Task to carry out:
Below are some entries. Copy each line that holds the string "this".

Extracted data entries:
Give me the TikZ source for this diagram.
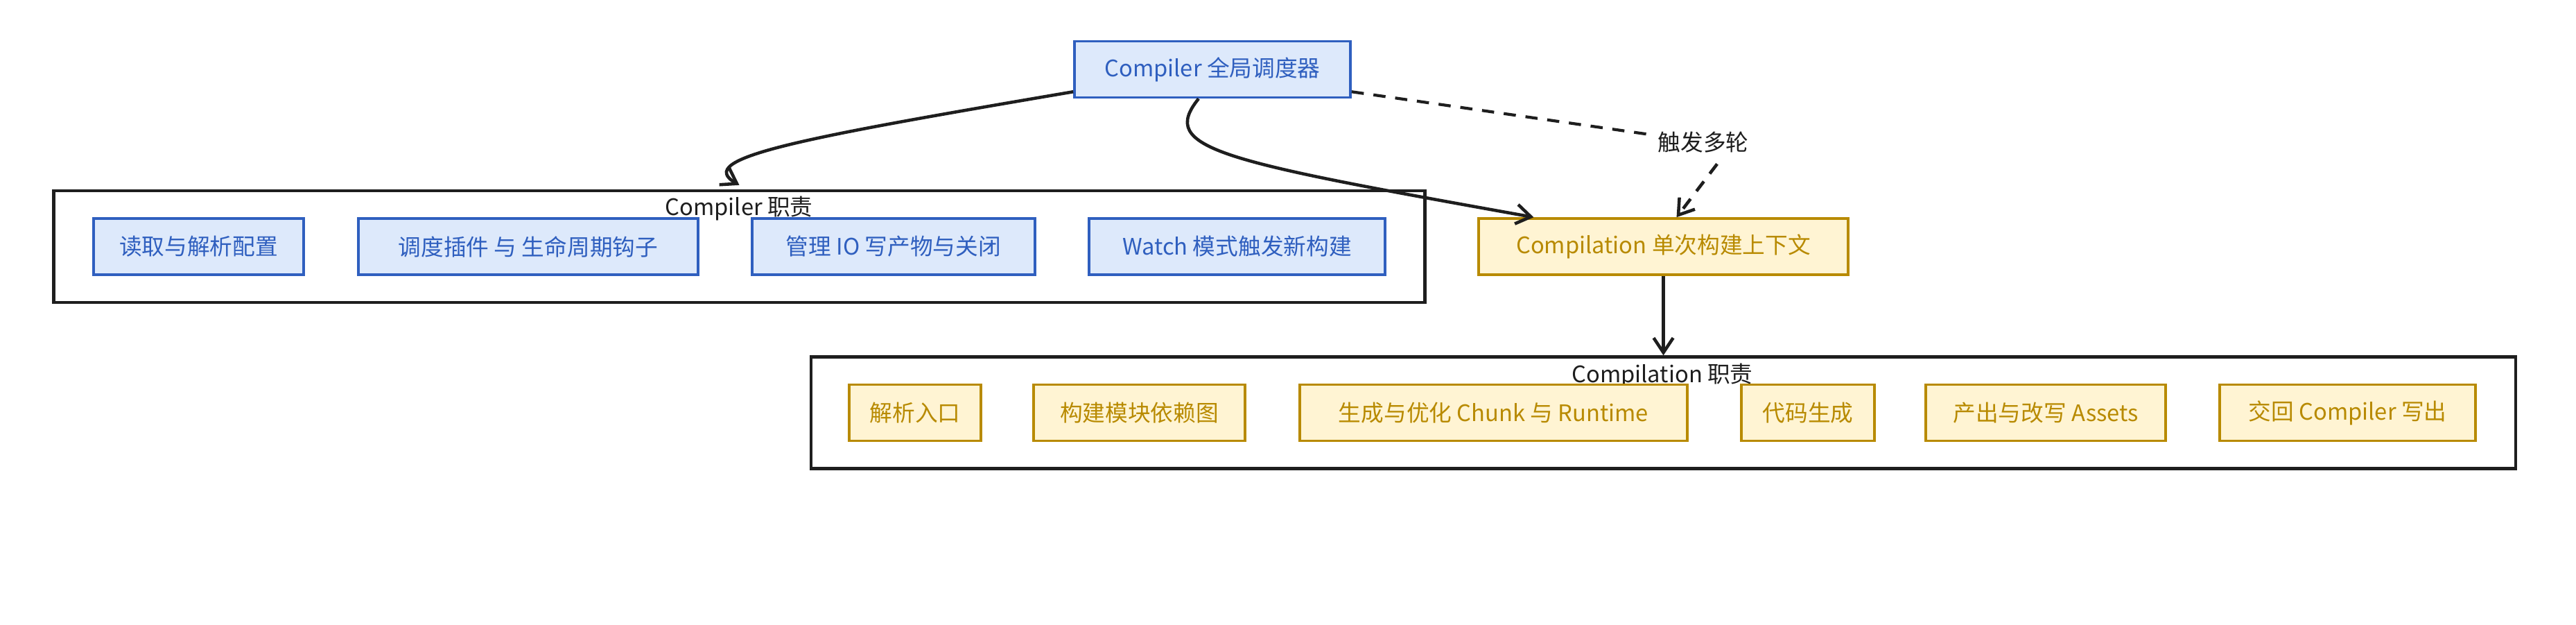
\documentclass[tikz,border=0pt]{standalone}
\usepackage{fontspec}
\setmainfont{Noto Sans CJK SC}
\usepackage{tikz}
\usetikzlibrary{positioning,arrows,arrows.meta,calc}

\definecolor{roleblue}{HTML}{2F5FBF}
\definecolor{rolebluefill}{HTML}{DDE9FB}
\definecolor{rolegold}{HTML}{B88A00}
\definecolor{rolegoldfill}{HTML}{FFF4D3}
\definecolor{inkblack}{HTML}{1E1E1E}

\tikzset{
	cbox/.style={rectangle, draw=roleblue, fill=rolebluefill, text=roleblue, line width=1pt, minimum height=0.81cm, inner sep=0pt},
	pbox/.style={rectangle, draw=rolegold, fill=rolegoldfill, text=rolegold, line width=1pt, minimum height=0.81cm, inner sep=0pt},
	frame/.style={rectangle, draw=inkblack, line width=1.2pt, minimum height=1.61cm, inner sep=0pt},
	lbl/.style={text=inkblack, inner sep=1pt},
	flow/.style={draw=inkblack, line width=1.3pt, ->, >={Straight Barb[length=6pt,width=8pt]}},
	dashflow/.style={draw=inkblack, line width=1.2pt, dash pattern=on 5pt off 4pt}
}

\begin{document}
\begin{tikzpicture}[x=0.01cm, y=-0.01cm, font=\fontsize{9.3}{11}\selectfont]

\useasboundingbox (0,0) rectangle (3716,900);

\node[cbox, minimum width=3.98cm] (cmpr) at (1749,100) {Compiler 全局调度器};

% Compiler frame
\node[frame, minimum width=19.77cm] (cfr) at (1066.5,355.5) {};
\node[lbl] (cfrlbl) at (1066,301) {Compiler 职责};

\node[cbox, minimum width=3.03cm] (c1) at (286.5,355.5) {读取与解析配置};
\node[cbox, minimum width=4.90cm] (c2) at (762,355.5) {调度插件 与 生命周期钩子};
\node[cbox, minimum width=4.08cm] (c3) at (1289,355.5) {管理 IO 写产物与关闭};
\node[cbox, minimum width=4.27cm] (c4) at (1784.5,355.5) {Watch 模式触发新构建};

\node[pbox, minimum width=5.33cm] (cpl) at (2399.5,355.5) {Compilation 单次构建上下文};

% Compilation frame
\node[frame, minimum width=24.57cm] (pfr) at (2399.5,595) {};
\node[lbl] (pfrlbl) at (2398,541) {Compilation 职责};

\node[pbox, minimum width=1.90cm] (p1) at (1320,595) {解析入口};
\node[pbox, minimum width=3.05cm] (p2) at (1643.5,595) {构建模块依赖图};
\node[pbox, minimum width=5.59cm] (p3) at (2154.5,595) {生成与优化 Chunk 与 Runtime};
\node[pbox, minimum width=1.92cm] (p4) at (2608,595) {代码生成};
\node[pbox, minimum width=3.46cm] (p5) at (2951,595) {产出与改写 Assets};
\node[pbox, minimum width=3.69cm] (p6) at (3386.5,595) {交回 Compiler 写出};

\node[lbl, fill=white] (trig) at (2457,205) {触发多轮};

\draw[flow] ([yshift=0.1cm]cmpr.south west) .. controls (1150,200) and (1000,228) .. ([yshift=0.06cm]cfr.north);
\draw[flow] ([xshift=-0.2cm]cmpr.south) .. controls (1670,215) and (1760,232) .. ([xshift=-1.87cm]cpl.north);

\draw[dashflow] ([yshift=0.1cm]cmpr.south east) -- (trig);
\draw[dashflow, flow] ([xshift=0.2cm,yshift=-0.12cm]trig.south) -- ([xshift=0.19cm]cpl.north);

\draw[flow] (cpl) -- (pfr);

\end{tikzpicture}
\end{document}
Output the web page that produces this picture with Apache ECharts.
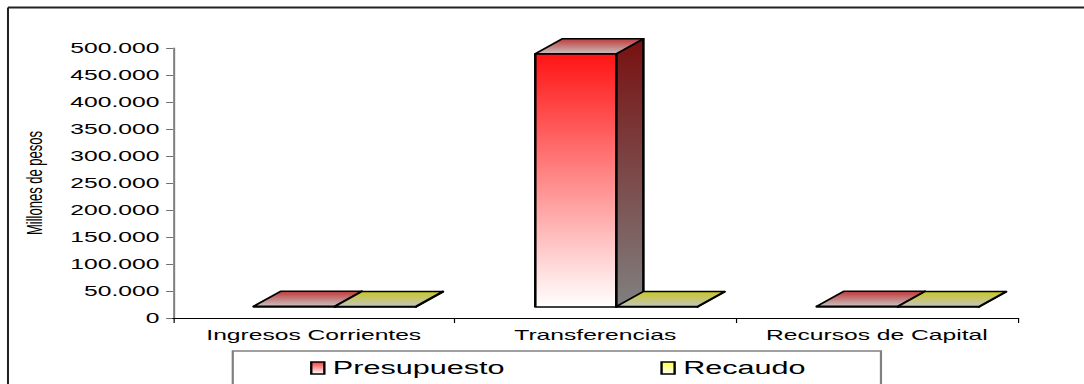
<!DOCTYPE html>
<html>
<head>
<meta charset="utf-8">
<title>Ingresos</title>
<script src="https://cdn.jsdelivr.net/npm/echarts@6/dist/echarts.min.js"></script>
<style>
  html, body { margin: 0; padding: 0; background: #ffffff; overflow: hidden; }
  #wrap { width: 1084px; height: 384px; overflow: hidden; position: relative; }
  /* the chart is laid out narrow and widened horizontally, like the exported workbook chart */
  #chart { width: 638px; height: 384px; transform: scaleX(1.69906); transform-origin: 0 0; }
</style>
</head>
<body>
<div id="wrap"><div id="chart"></div></div>
<script>
// ---- data ----
const categories = ['Ingresos Corrientes', 'Transferencias', 'Recursos de Capital'];
const presupuesto = [1500, 469000, 1300];
const recaudo = [1100, 800, 900];
const seriesNames = ['Presupuesto', 'Recaudo'];
const yMin = 0, yMax = 500000, yStep = 50000;

const FONT = 'Liberation Sans, Arial, sans-serif';
const G = echarts.graphic;
const vgrad = (stops) => new G.LinearGradient(0, 0, 0, 1, stops.map((c, i) => ({ offset: i / (stops.length - 1), color: c })));

const palettes = [
  { front: ['#ff1414', '#ff8a8a', '#ffffff'], side: ['#781010', '#808080'], top: ['#c03a3a', '#c8c0c0'], legend: ['#ff3c3c', '#ffffff'] },
  { front: ['#ffff20', '#ffff9a', '#ffffff'], side: ['#808000', '#808080'], top: ['#c8c828', '#c4c4bc'], legend: ['#ffff40', '#ffffff'] }
];

// 3D column: front face, right side and top, drawn from the axis coordinates
function bar3d(side, pal) {
  return function (params, api) {
    const idx = api.value(0);
    const base = api.coord([idx, 0]);
    const top = api.coord([idx, api.value(1)]);
    const band = api.size([1, 0])[0];
    const w = band * 0.288;
    const shift = band * 0.075;
    const lift = 11, dx = 15.9, dy = 15;
    const xL = base[0] + shift + (side < 0 ? -w : 0);
    const xR = xL + w;
    const yB = base[1] - lift;
    const yT = top[1] - lift;
    const edge = { stroke: '#000000', lineWidth: 1.5, lineJoin: 'round' };
    return {
      type: 'group',
      children: [
        { type: 'polygon', shape: { points: [[xL, yT], [xR, yT], [xR, yB], [xL, yB]] },
          style: Object.assign({ fill: vgrad(pal.front) }, edge) },
        { type: 'polygon', shape: { points: [[xR, yT], [xR + dx, yT - dy], [xR + dx, yB - dy], [xR, yB]] },
          style: Object.assign({ fill: vgrad(pal.side) }, edge) },
        { type: 'polygon', shape: { points: [[xL, yT], [xL + dx, yT - dy], [xR + dx, yT - dy], [xR, yT]] },
          style: Object.assign({ fill: vgrad(pal.top) }, edge) }
      ]
    };
  };
}

const thousands = (v) => String(v).replace(/\B(?=(\d{3})+(?!\d))/g, '.');

const chart = echarts.init(document.getElementById('chart'), null, { renderer: 'svg' });

chart.setOption({
  backgroundColor: '#ffffff',
  animation: false,
  grid: { left: 101.8, right: 39.1, top: 48, bottom: 66, containLabel: false },
  xAxis: {
    type: 'category',
    data: categories,
    axisLine: { lineStyle: { color: '#000000', width: 1 } },
    axisTick: { show: true, length: 5, lineStyle: { color: '#000000', width: 0.7 } },
    axisLabel: { interval: 0, color: '#000000', fontSize: 14.5, fontFamily: FONT, margin: 9 },
    splitLine: { show: false }
  },
  yAxis: {
    type: 'value',
    min: yMin, max: yMax, interval: yStep,
    name: 'Millones de pesos',
    nameLocation: 'middle',
    nameRotate: 90,
    nameGap: 75,
    nameTextStyle: { color: '#000000', fontSize: 13, fontFamily: FONT },
    axisLine: { show: true, lineStyle: { color: '#808080', width: 1.2 } },
    axisTick: { show: true, length: 4, lineStyle: { color: '#333333', width: 0.7 } },
    axisLabel: { color: '#000000', fontSize: 14.5, fontFamily: FONT, margin: 8, formatter: thousands },
    splitLine: { show: false }
  },
  legend: {
    left: 182.5, top: 359,
    padding: 0,
    itemGap: 91.7,
    itemWidth: 7.7, itemHeight: 12,
    textStyle: { color: '#000000', fontSize: 18, fontFamily: FONT },
    data: seriesNames.map((n, i) => ({
      name: n, icon: 'rect',
      itemStyle: { color: vgrad(palettes[i].legend), borderColor: '#000000', borderWidth: 1.4 }
    }))
  },
  graphic: [
    // chart frame
    { type: 'line', shape: { x1: 4.7, y1: 7.5, x2: 700, y2: 7.5 }, style: { stroke: '#222222', lineWidth: 2 }, silent: true },
    { type: 'line', shape: { x1: 4.7, y1: 7.5, x2: 4.7, y2: 400 }, style: { stroke: '#222222', lineWidth: 1.2 }, silent: true },
    // legend frame
    { type: 'rect', shape: { x: 137, y: 351, width: 381.5, height: 80 }, style: { fill: 'none', stroke: '#808080', lineWidth: 1.3 }, silent: true, z: -1 }
  ],
  series: [
    {
      type: 'custom', name: seriesNames[0],
      renderItem: bar3d(-1, palettes[0]),
      itemStyle: { color: '#ff4040' },
      data: presupuesto.map((v, i) => [i, v]),
      encode: { x: 0, y: 1 }
    },
    {
      type: 'custom', name: seriesNames[1],
      renderItem: bar3d(1, palettes[1]),
      itemStyle: { color: '#ffff40' },
      data: recaudo.map((v, i) => [i, v]),
      encode: { x: 0, y: 1 }
    }
  ]
});
</script>
</body>
</html>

Reply to the task:
Give me the TikZ source for this diagram.
Output the web page that produces this picture with Apache ECharts.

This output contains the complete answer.